The NCAA has handed down a ruling in the first infractions case it has adjudicated related to the current name, image, and likeness era — the University of Miami women’s basketball team.
Women’s basketball coach Katie Meier was sanctioned because Meier “facilitated” a meeting between a booster and prospective athletes, the NCAA said — confirmed by Sports Illustrated to be John Ruiz and top NIL earners Haley and Hanna Cavinder.
Ruiz also had contact with the athletes before they agreed to attend Miami and gave them what the NCAA still considers to be an impermissible benefit: a free dinner.
Meier has served a three-game suspension for this action.
The NCAA found no direct evidence of NIL-related severe inducements. Meier never asked Ruiz to offer athletes a deal. The NCAA reported that Ruiz and the Cavinder twins were not discussed. The NCAA decided to sanction the school.
As part of a negotiated resolution process, the punishments were relatively minor, but the NCAA warned that they shouldn’t be considered a precedent for future cases.
- They included a $5,000 fine and a women’s basketball budget reduction.

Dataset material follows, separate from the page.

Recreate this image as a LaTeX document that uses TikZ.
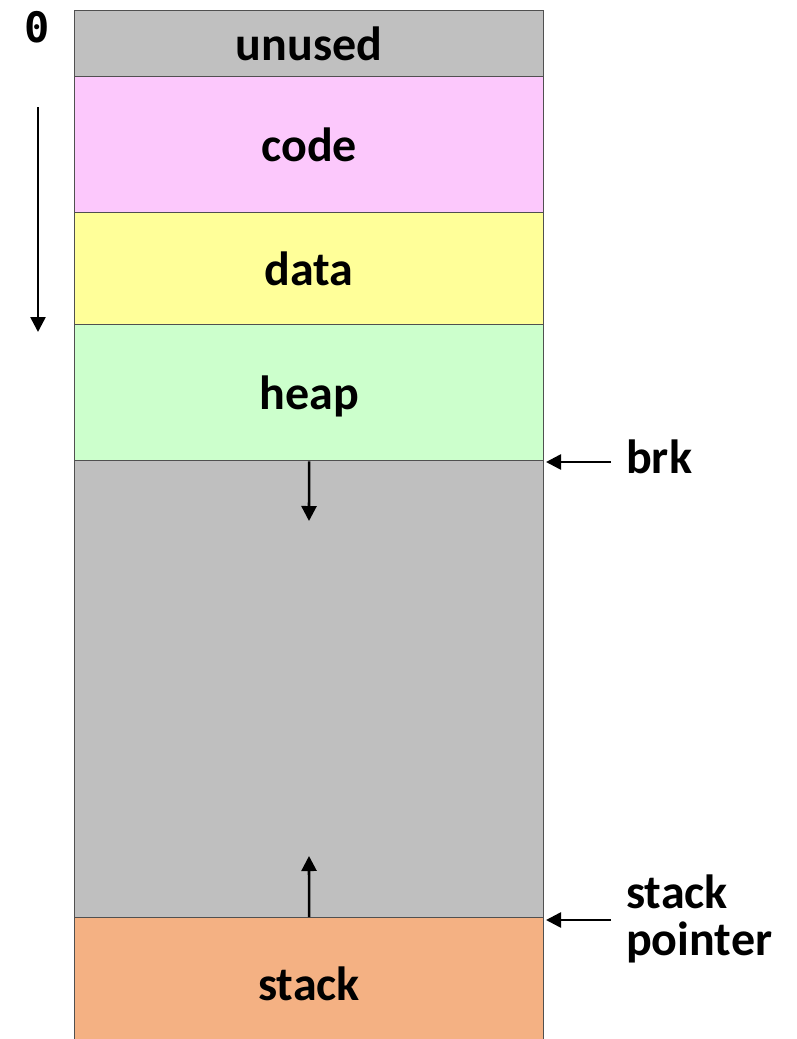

- The team will also serve a one-year probation.
- The Cavinder twins were not punished, and Ruiz was not asked to “disassociate” from the program.
Given that the sanctions were part of a negotiation, the NCAA claims they should not be considered “precedent” for future cases — in other words, boosters should still fear the governing body asking them to dissociate from programs.
In an interview with Front Office Sports last year, the Cavinder twins said NIL opportunities were not a factor in their decision to transfer from Fresno State to Miami.
In a statement provided to Front Office Sports, Meier called the violation an “inadvertent mistake” made before the NCAA even clarified how boosters can factor into NIL deals — which wasn’t released until a month later, in May.
While Miami acknowledged responsibility in a separate statement, it added: “The University encourages the membership to review NCAA bylaws that have been on the books for decades and may no longer be applicable or realistic in today’s environment. The sanctions that we ultimately agreed to, to bring this to a close, are not commensurate with the violation or its intent.”
The infraction clues how the NCAA could handle the future of NIL cases.
The governing body is interested in going after the loudest potential perpetrators — it’s likely no accident that the first case centered around a school, booster, and athletes who have made dozens of NIL headlines over the past 18 months. It also suggests that the “negotiated” type of infraction could be a way to keep the NCAA from getting sued.